The apex Court in Vania Silk Mills (P.) Ltd. v. CIT (1991) 191 ITR 647, held that the capital gains tax would be attracted only by transfer .of capital assets and not by extinguishment of rights, howsoever, brought about, and whatever the mode by which the transfer was brought about, the existence of the asset during the course of transfer was a pre‑condition and unless the asset existed in fact, there could not be a transfer of it. Applying the principles laid down by the apex Court to the facts of the case, it is apparent that there was no transfer of capital assets as contemplated in section 2(47) of the Act and when there is no transfer, the loss, even assuming that there was a loss to the assessee, cannot be said to have arisen by the transfer of a capital asset within the meaning of section 45 of the Act. The order of the Appellate Tribunal holding that the loss arose within the meaning of section 2(47) of the Act is unsustainable in view of the decision of the Supreme Court in the case of Vania Silk Mills (P.) Ltd. (1991) 191 ITR 647.

In so far as the second reason that is given by the Appellate Tribunal that the Commissioner had determined the loss and allowed the loss to be carried forward to subsequent years is concerned it is not sustainable in law. The Commissioner has said that the loss would be carried forward to subsequent years according to law. The Commissioner, however, in his order has not stated that the loss had accrued in the computation of loss under section 45 of the Act: The Commissioner, as we have already seen, has stated that the loss can be carried forward, according to law to the subsequent year which means that if the statute permits, the loss claimed by the assessee can be carried forward. We have seen that the claim of the assessee before the income‑tax Authorities was that it was a bad debt and we have also held that it was not a capital loss which arose in the computation of loss under section 45 of the Act, and once we come to the conclusion that it is not a capital loss which can be carried forward, it is impermissible for the assessee to carry forward the capital loss and set off the same against the capital gains for the subsequent assessment year. The order of the Commissioner would not clothe the assesses with any right to carry forward the loss, as the Commissioner has guarded himself by stating that the loss can be carried forward according to law, and when the statute does not permit the carry forward of loss, it is impermissible for the assessee to fall back upon the order of the Commissioner of Income‑tax and to claim that the loss should be carried forward. It cannot be predicated that the Commissioner had permitted the carry forward of loss de hors the express statutory provision of carry forward of the loss.
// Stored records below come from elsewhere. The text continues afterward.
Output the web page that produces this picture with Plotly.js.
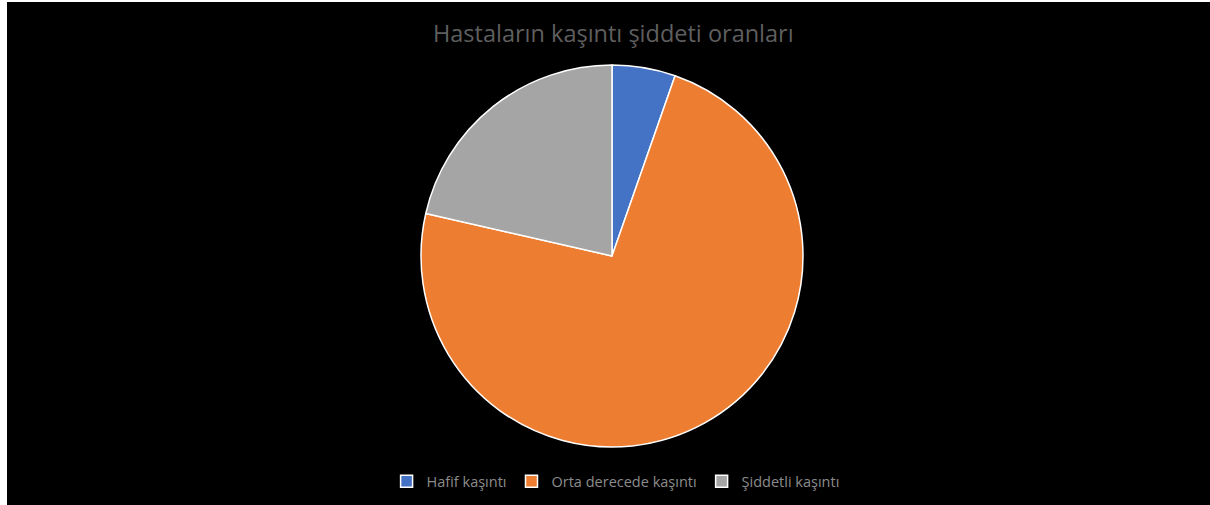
<!DOCTYPE html>
<html>
<head>
<meta charset="utf-8">
<script src="https://cdn.plot.ly/plotly-3.0.1.min.js"></script>
<style>
  html, body { margin: 0; padding: 0; background: #ffffff; width: 1210px; height: 505px; overflow: hidden; }
  #chart { position: absolute; left: 7px; top: 2px; width: 1203px; height: 503px; }
</style>
</head>
<body>
<div id="chart"></div>
<script>
const categories = ["Hafif kaşıntı", "Orta derecede kaşıntı", "Şiddetli kaşıntı"];
const values = [3, 41, 12];
const colors = ["#4472C4", "#ED7D31", "#A5A5A5"];
const titleText = "Hastaların kaşıntı şiddeti oranları";

const data = [{
  type: "pie",
  labels: categories,
  values: values,
  sort: false,
  direction: "clockwise",
  rotation: 0,
  textinfo: "none",
  hoverinfo: "label+percent",
  marker: { colors: colors, line: { color: "#ffffff", width: 1.5 } }
}];

const layout = {
  width: 1203,
  height: 503,
  paper_bgcolor: "#000000",
  plot_bgcolor: "#000000",
  margin: { l: 7, r: 0, t: 63, b: 58, autoexpand: false },
  title: {
    text: titleText,
    font: { family: "Open Sans, Liberation Sans, sans-serif", size: 23.5, color: "#5f5f5f" },
    x: 0.504, xanchor: "center",
    y: 0.937, yanchor: "middle", yref: "container"
  },
  showlegend: true,
  legend: {
    orientation: "h",
    x: 0.503, xanchor: "center",
    y: -0.09, yanchor: "middle",
    font: { family: "Open Sans, Liberation Sans, sans-serif", size: 14.5, color: "#8c8c8c" },
    itemwidth: 30,
    traceorder: "normal",
    bgcolor: "rgba(0,0,0,0)"
  }
};

Plotly.newPlot("chart", data, layout, { displayModeBar: false, staticPlot: true });
</script>
</body>
</html>
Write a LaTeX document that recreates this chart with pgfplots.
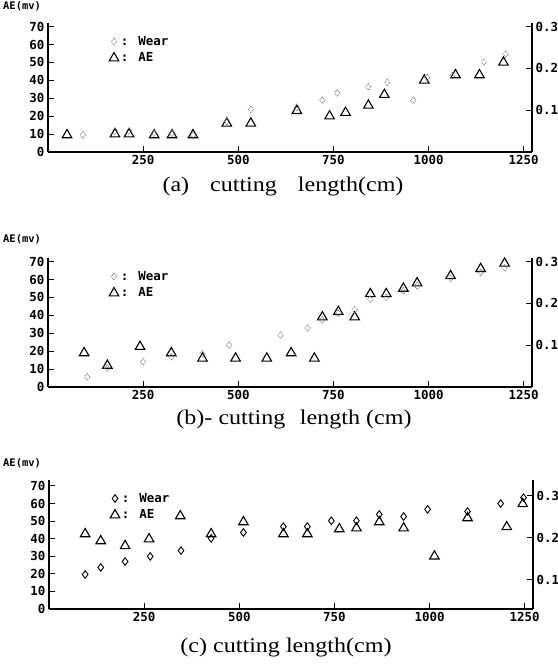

It was held by this Court in C.A. Natarajan v. CIT (1973) 92 ITR 347, that the act of writing off of the loss in the books of the assessee might suggest the opinion of the assessee that he was not able to recover the money from the debtor, but that would not amount to a relinquishment of debt, and this Court held that it is not as if every capital loss sustained by the assessee could be claimed and set off against the capital gains and the primary condition for such carry forward and set off is that there should be a sale, exchange, relinquishment or transfer of a capital asset before the assessee could claim loss under the transaction. Since the conditions prescribed under section 2(47) of the Act are not satisfied, the assessee is not entitled to claim the benefit of carry forward of the loss.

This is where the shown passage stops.